Profit Strategy in High Volatility
Volatility is not the enemy; unmanaged risk is. In this environment, profits come from structure, not impulse. Scaling entries instead of single-price commitments, tightening invalidation levels, and rotating partially into lower-beta assets or stable pairs reduces emotional pressure. Hedging through correlated instruments or reducing exposure during high-impact news windows helps maintain balance. The goal is not maximum return in one move, but consistent survival through unstable phases, because opportunities always follow forced clean-outs.

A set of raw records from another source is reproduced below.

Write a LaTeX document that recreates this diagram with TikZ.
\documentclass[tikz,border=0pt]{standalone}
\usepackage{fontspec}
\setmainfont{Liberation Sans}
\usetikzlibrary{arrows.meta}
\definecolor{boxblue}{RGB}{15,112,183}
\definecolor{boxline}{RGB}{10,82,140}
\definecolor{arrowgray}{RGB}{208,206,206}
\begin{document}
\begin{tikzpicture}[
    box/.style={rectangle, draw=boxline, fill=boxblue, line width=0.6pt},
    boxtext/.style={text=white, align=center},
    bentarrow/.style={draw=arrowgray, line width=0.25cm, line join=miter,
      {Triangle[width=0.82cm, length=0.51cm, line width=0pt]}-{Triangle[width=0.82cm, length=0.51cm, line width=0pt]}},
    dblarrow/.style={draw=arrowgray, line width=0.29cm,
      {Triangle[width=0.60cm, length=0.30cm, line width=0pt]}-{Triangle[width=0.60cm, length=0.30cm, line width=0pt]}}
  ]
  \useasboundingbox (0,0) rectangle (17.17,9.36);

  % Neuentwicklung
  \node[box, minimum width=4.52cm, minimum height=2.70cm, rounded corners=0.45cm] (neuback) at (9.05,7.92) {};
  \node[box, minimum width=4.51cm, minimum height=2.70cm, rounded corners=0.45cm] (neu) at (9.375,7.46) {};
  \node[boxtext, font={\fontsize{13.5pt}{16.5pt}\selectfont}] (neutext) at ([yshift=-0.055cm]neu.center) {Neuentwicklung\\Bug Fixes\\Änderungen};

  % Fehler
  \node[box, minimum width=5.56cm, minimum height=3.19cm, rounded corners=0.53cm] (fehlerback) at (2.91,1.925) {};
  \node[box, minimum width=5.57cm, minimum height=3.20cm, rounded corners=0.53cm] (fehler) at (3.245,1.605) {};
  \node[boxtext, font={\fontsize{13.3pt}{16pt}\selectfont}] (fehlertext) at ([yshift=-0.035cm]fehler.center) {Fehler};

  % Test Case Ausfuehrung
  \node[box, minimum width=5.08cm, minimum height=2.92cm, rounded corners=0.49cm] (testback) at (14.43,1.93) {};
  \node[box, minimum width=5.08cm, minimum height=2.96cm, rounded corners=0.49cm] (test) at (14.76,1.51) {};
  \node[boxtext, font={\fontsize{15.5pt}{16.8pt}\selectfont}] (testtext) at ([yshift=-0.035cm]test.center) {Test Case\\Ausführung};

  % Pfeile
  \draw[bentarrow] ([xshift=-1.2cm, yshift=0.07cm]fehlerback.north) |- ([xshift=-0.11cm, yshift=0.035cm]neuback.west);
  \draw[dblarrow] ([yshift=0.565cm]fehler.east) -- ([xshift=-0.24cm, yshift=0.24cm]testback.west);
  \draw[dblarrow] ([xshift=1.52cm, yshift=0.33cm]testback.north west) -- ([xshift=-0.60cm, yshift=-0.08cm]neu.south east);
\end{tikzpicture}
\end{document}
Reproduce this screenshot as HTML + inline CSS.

Intelligence Tracking and the Real Game Changer
This week’s price action cannot be separated from the broader intelligence backdrop. Government shutdown risks in the U.S. weaken policy credibility, geopolitical tensions keep risk premiums elevated, and the Federal Reserve’s silent hawkish stance limits liquidity expectations. However, the most underappreciated factor is the renewed attention on crypto-related financial integrity following the Epstein-linked digital transaction investigations. Whether or not direct market impact is immediate, the psychological effect is real. Markets are increasingly sensitive to transparency, compliance, and systemic trust. When confidence in structure weakens, leverage becomes the first casualty.
Conclusion
At emotional market lows, the best strategy is clarity, not conviction. Reducing risk does not mean losing belief in the market; it means respecting its current phase. Deleveraging phases punish impatience and reward discipline. For me, the real game changer this week is not a single headline, but the convergence of liquidity pressure and trust sensitivity. Markets will stabilize, but only after weak positioning is fully cleared.